Das Muster ist nicht neu. Schon der frühere libysche Machthaber Muammar al Gaddafi wollte Migration als politisches Druckmittel einsetzen und drohte 2011 vor seinem Sturz, er werde die Schleusen nach Europa öffnen, wenn die EU nicht Milliardenbeträge überweise. Und auch der türkische Präsident Recep Tayyip Erdogan hatte im Oktober 2019 damit gewarnt, dass sein Land die Tore öffnen würde und hatte tausende Flüchtlinge mit dem Versprechen an die Grenze zu Griechenland geschickt, sie könnten in die EU.

Internationale Reisebranche bietet wieder mehr Flüge an

Doch danach rückte das Thema Migration in der EU auch durch Corona in den Hintergrund. Das Virus hatte dafür gesorgt, dass die Reisetätigkeit weltweit erlahmte und damit auch die Zahl an Migranten an der EU-Außengrenze zurückging. Nun entspannt sich die Corona-Lage, die internationale Reisebranche bietet wieder mehr Flüge an - und die Flüchtlingszahlen ziehen prompt wieder an.

"Dazu kommen neue Faktoren, die Menschen in die Flucht treiben", sagt ein hoher EU-Diplomat.
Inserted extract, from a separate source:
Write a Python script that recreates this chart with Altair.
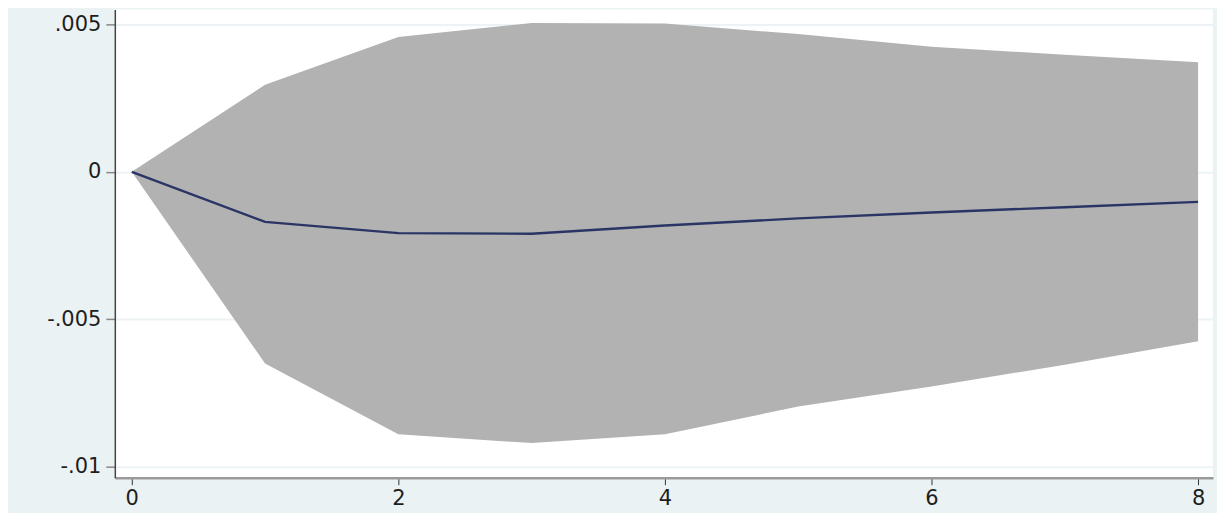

Der Rückzug der Nato-Truppen aus Afghanistan etwa dürfte dazu führen, dass die Taliban das Land wieder kontrollieren und mehr Menschen Afghanistan verlassen, sagt er. Im bevölkerungsreichen Äthiopien hat eine neue Rebellenoffensive im abtrünnigen Norden den Bürgerkrieg und Fluchtbewegungen neu angeheizt. In der Sahel-Zone gibt es nicht nur ein hohes Bevölkerungswachstum, sondern auch eine instabile Lage durch Islamisten, Separatisten und Milizen, die grenzüberschreitend für Destabilisierung sorgen.
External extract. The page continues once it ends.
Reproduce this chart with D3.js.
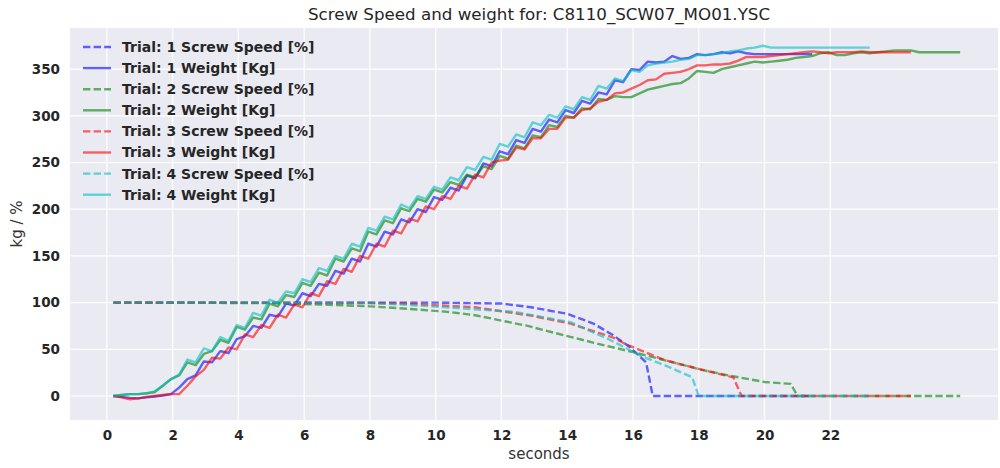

Die Libyen-Konferenz am Mittwoch in Berlin kann deshalb als Versuch gesehen werden, zumindest eines der Transitländer an der EU-Außengrenze zu stabilisieren - die wie ein Puffer für die vielen Migranten aus Schwarzafrika oder eben Asien wirken.

Nun dringen Merkel und EU-Kommissionspräsidentin Ursula von der Leyen darauf, zumindest mit der Türkei eine Migrations-Vereinbarung bis 2024 zu schließen. Merkel hatte schon im Jahr 2015 das EU-Türkei-Migrationsabkommen angestoßen, bei dem das Land im Gegenzug zum Zurückhalten viele Migranten insgesamt sechs Milliarden Euro zur Versorgung der rund 3,7 Millionen syrischen Flüchtlinge erhält, die die Türkei aufgenommen hat. Davon sind nach Angaben der Kommission 4,1 Milliarden Euro ausgezahlt. Nun sollen bis 2024 weiter 3,5 Milliarden Euro dazukommen. 2,2 Milliarden Euro sollen an Jordanien und den Libanon gehen, die ebenfalls hunderttausende syrische Flüchtlinge beherbergen. Nach den Erfahrungen von 2015 soll die Versorgung der Menschen vor allem "heimatnah" erfolgen, heißt es in der Bundesregierung.

Nur müssen die Nachbarstaaten der EU auch mitspielen. Da Litauens Präsident dies im Falle Belarus nicht sieht, fordert er nun EU-Hilfe für die Überwachung der EU-Außengrenze in seinem Land und eine Aufstockung des Personals der europäischen Grenzagentur Frontex.